また、独占禁止法における不公正な取引方法に関する課徴金制度は、特定の優越的地位濫用の場合(同法第20条の6)以外は、繰り返し違反した場合に課される累積違反課徴金である(同法第20条の2~5)。景品表示法の不当表示は、もともとは「不公正な取引方法」(昭和57年公取委告示第15号)(一般指定)の第8項「ぎまん的顧客誘引」をより具体化した規定であり、同法が公正取引委員会から消費者庁に移管された後もその規制範囲は実質的には変わっていないことに鑑みれば、独占禁止法上の不公正な取引方法に係る課徴金制度と平仄を合わせるという視点からの検討が必要である。

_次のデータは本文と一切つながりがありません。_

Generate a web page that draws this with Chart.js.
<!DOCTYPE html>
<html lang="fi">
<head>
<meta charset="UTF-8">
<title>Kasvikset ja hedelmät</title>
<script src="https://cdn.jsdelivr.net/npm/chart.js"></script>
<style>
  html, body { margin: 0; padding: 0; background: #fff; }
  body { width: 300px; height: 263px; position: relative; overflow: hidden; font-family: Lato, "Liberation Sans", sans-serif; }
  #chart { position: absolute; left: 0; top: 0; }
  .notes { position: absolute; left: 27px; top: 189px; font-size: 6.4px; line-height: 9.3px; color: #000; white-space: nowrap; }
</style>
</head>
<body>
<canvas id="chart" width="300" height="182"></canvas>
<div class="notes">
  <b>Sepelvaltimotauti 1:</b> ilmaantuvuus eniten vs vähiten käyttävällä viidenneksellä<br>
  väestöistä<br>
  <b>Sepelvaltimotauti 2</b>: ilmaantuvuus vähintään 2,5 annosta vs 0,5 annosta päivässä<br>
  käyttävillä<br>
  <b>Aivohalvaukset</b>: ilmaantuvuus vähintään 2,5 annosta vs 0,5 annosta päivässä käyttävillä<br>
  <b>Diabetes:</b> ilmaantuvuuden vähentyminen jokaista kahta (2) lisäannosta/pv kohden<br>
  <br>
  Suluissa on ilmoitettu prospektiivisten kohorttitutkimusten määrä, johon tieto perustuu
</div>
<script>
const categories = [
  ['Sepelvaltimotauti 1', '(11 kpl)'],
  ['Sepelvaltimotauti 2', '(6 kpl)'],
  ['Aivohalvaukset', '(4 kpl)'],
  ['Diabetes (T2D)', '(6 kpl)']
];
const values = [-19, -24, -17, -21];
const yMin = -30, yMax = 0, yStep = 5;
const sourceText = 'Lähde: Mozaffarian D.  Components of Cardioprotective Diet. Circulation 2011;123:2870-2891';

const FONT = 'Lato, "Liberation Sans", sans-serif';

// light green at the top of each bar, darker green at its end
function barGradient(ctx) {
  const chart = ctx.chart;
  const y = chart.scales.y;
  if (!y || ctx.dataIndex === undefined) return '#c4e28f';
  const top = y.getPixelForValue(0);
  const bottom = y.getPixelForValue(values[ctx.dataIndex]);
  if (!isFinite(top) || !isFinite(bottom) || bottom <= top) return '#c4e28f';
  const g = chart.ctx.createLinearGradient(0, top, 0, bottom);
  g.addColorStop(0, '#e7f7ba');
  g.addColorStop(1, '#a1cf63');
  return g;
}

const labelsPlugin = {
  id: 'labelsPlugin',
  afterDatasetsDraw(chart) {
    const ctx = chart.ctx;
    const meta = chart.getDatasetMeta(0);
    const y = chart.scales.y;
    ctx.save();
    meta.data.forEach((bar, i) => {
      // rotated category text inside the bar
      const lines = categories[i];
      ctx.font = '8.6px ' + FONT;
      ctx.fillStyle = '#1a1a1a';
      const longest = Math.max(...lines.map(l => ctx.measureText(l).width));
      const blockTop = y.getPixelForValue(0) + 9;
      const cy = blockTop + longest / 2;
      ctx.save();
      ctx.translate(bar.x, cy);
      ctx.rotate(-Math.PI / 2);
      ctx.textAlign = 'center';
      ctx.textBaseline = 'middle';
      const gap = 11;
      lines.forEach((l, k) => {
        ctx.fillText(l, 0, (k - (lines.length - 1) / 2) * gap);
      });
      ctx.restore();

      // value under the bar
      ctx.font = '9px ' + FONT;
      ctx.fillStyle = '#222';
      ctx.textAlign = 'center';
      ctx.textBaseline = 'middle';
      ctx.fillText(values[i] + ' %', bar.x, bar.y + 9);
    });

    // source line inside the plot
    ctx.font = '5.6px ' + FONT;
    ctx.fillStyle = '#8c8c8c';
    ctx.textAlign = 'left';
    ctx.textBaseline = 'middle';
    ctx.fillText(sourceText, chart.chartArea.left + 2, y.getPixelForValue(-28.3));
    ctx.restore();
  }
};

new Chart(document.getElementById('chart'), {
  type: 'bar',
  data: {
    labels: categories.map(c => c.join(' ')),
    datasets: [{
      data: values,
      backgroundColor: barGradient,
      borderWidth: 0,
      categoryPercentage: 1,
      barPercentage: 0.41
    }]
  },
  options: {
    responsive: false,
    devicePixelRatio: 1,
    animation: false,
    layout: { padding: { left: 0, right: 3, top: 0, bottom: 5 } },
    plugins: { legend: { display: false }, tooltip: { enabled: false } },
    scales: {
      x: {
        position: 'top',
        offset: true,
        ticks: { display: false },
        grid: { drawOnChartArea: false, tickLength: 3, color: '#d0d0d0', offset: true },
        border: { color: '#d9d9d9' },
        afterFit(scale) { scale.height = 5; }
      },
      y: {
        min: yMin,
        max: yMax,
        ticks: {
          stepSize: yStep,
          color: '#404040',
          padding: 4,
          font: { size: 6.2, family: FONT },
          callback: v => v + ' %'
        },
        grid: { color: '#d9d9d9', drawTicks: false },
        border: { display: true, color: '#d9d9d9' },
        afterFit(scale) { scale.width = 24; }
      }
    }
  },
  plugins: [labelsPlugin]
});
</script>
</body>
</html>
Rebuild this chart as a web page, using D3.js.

さらに、事業者が、間違った表示に基づく被害に応じて既に顧客に返品・返金・交換など何らかの自主的な対応をしている場合には、課徴金額の調整措置を行うべきである。少なくとも、事業者が顧客に返金等を行った実額については、その分を課徴金額から減算する措置が認められるべきである。このような措置により、事業者の自主的な取り組みを後押しすることとなることが期待される。

5.手続保障

独占禁止法においては、課徴金納付命令が行われる前に、名あて人となるべき者に、意見申述の機会が保障されており、今般の改正でその手続保障は更に拡充された(現行独占禁止法第50条6項、平成25年改正法第62条第4項)。また、金融商品取引法においては、事前の審判手続が保障されており(金融商品取引法第178条1項)、公認会計士法においても同様である(公認会計士法第34条の40第1項)。景品表示法においても、課徴金納付命令が下された場合の事業者の社会的・経済的な不利益の大きさに鑑みれば、弁明の機会等の事前手続が定められるべきである。

6.徴収した課徴金の取扱い

徴収した課徴金については、独占禁止法や金融商品取引法の場合と同様に国庫に入れるべきである(独占禁止法第7条の2等、金融商品取引法第172条以下)。徴収した課徴金を消費者団体などに配賦することについては、違反行為の抑止という課徴金制度の目的を踏まえると不適切である。消費者団体等への経済的支援のあり方については、別途、消費者政策の予算配分の中でその適否を論ずるべきである。徴収した課徴金を個人に配賦することについては、違反行為の抑止が目的である課徴金制度に、民事手続が果たすべき損害填補の役割を担わせるものであり、行政の果たすべき役割を超えており、我が国の法体系になじまない。そもそも、被害者の特定や個々の被害額の算出が困難な場合が多く、誰もが納得する公平な制度設計は望めない。昨年導入が決まった集団訴訟の趣旨を損なうことのないよう、損害の填補は、民事手続に委ねるという原則を徹底すべきである。

7.わかりやすいガイドラインの策定と周知

以上の前提として、先にも述べたとおり、事業者が表示を作成するにあたって参考となるわかりやすく精緻なガイドラインが策定され、周知されることが必要である。現状ではどのような表示が景品表示法違反になるのかという明確な線引きが明らかではない。事業者がコンプライアンスを徹底し、景品表示法上の不当表示を確実に無くすためには、この点がわかりやすく提示される必要がある。課徴金制度を導入するということであれば尚更、企業の表示に関する実務に萎縮効果や混乱を生じさせないためにも、景品表示法違反か否かの判断に資するわかりやすいガイドラインの策定及び周知を求める。